When it comes to investing in the baking and snack industries, Chicago-based Arbor Investments looks for middle-market companies — those with $300 million and under in annual sales — that are family- or entrepreneurial-owned and looking to take their businesses to the next level. They’re companies like Gold Standard Baking, a producer of frozen and fresh croissants, Danish and other laminated products, started by the Caparos family in Chicago, or Dallas-based Truco Enterprises that’s run by entrepreneur David Silver and that markets On The Border and other ethnic foods. Arbor Investments provides liquidity and works with the individual management groups to make sure the companies have the tools and direction to grow.
During the past 14 years, Arbor has invested in more than 30 companies and sold off 64% of them — most in six years or less. In our exclusive report, Editor Dan Malovany interviewed Ryan McKenzie and Richard Boos, partners with Arbor, about its operating strategies and what attracts the firm to acquire and invest in the food and beverage industries. For more information on Arbor Investments, visit www.arborpic.com.
Dan Malovany: What is Arbor’s philosophy when it comes to investing in companies, and how is it different from others?
Ryan McKenzie: We look for companies that have a strong management team operating in a defensible niche within the food and beverage industries. Since our founding in 1999, we have had a disciplined segment focus on food and beverage — something other firms have only recently begun to embrace. We work with the management team to take the company to the next level of development. Given our exclusive focus on food and beverage companies, we believe we offer a compelling value proposition to owners seeking a partner through our extensive Rolodex and experience in the space.
Who are the investors behind Arbor, and what are your goals?
Richard Boos: Our investor base is composed of a variety of institutional investors, including pension funds, university endowments and fund of funds, as well as a number of high-net-worth individuals. Our primary goal is to use our capital to add value and grow leading companies in the food and beverage space while generating superior returns for our investors.
What attracts Arbor to small- to mid-size companies in the food industry?
Mr. Boos: Our team consists of lifelong food and beverage professionals with deep experience, expertise and contacts in the industry. We believe our unique position as the market maker and leading financial sponsor within the middle-market food and beverage industries allows us to serve as a growth catalyst for companies that are at a pivotal point in their existence. Through generating new customer opportunities, inserting strategic planning processes, reinforcing management team depth and providing unparalleled functional discipline support, we have successfully assisted more than 30 middle-market food and beverage companies in achieving their full potential.

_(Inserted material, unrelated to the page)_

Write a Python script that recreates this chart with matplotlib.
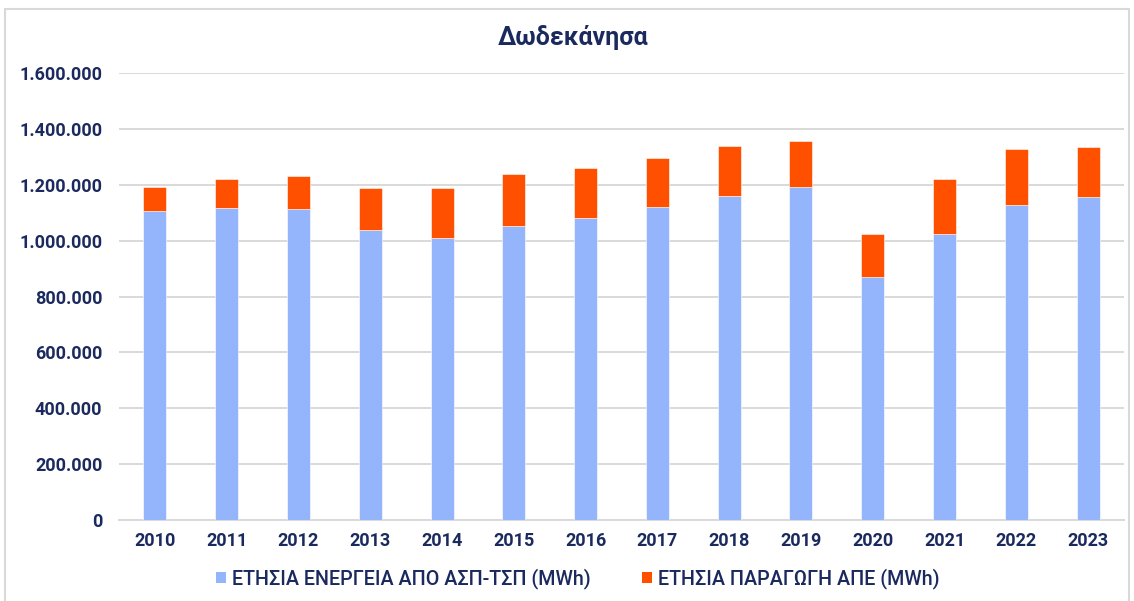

What attracted you to invest in companies like Gold Standard and Truco Enterprises?
Mr. McKenzie: We are a strong believer in the importance of chemistry when selecting a business partner. Over time, we were able to build meaningful relationships with the Caparos family (owners of Gold Standard Baking) and with Dave Silver (owner of Truco Enterprises). The trust we developed allowed for smooth transitions into both partnerships. Furthermore, we provided the right solution to the sellers in both instances: liquidity with continued equity participation to the Caparos family at Gold Standard and liquidity and continued management responsibilities to Dave Silver at Truco.
What would not be a good fit for Arbor Investments?
Mr. McKenzie: Companies with no tie-in to the food and beverage space or companies with more than $100 million in EBITDA would not be good fits with Arbor. Furthermore, we tend to avoid companies with a commoditized end product that provides little to no value add.
What is your strategy for developing value with these companies?
Mr. Boos: After acquiring a company, we immediately embark on an intensive strategic planning process to establish goals and implementation plans. We then insert our functional discipline team to install state-of-the-art accounting and information systems. Next, we work with the existing management team to augment management depth wherever necessary, often pulling from our operating partner team or our network of contacts within the industry. Finally, we seek to leverage our retail and foodservice relationships to generate new customer opportunities and fuel growth.
How do you manage these various operations?
Mr. Boos: We work with management teams to create businesses that develop innovative, high-quality products at a compelling value for our customers. By establishing proper tracking metrics and goals, introducing new customer relationships through our network and applying operational best practices, we are able to bring significant value to our portfolio companies.
How do you determine when to exit an investment?
Mr. McKenzie: There are a number of factors that go into determining the proper time to exit a portfolio company. As a general industry average, portfolio companies are usually held for four to six years. We look at each investment individually to determine where it is in its lifecycle.
How does Arbor take companies to their next chapter?
Mr. Boos: In many cases, our portfolio companies are family- or entrepreneur-owned businesses that have been enormously successful but are still not quite on the radar of the Fortune 500. When we partner with a company, we seek to grow the businesses to attract the leading companies in the food and beverage space.
Another example of a transition we can help facilitate involves family or entrepreneur owners that want to achieve some liquidity while maintaining a significant equity stake going forward. We provide flexibility in how we structure transactions so we can help sellers achieve their goals.
Mr. McKenzie: We offer extensive experience in acquiring and operating food and beverage businesses, significant flexibility in the structuring of transactions and a value-added partnership proposition with a successful track record.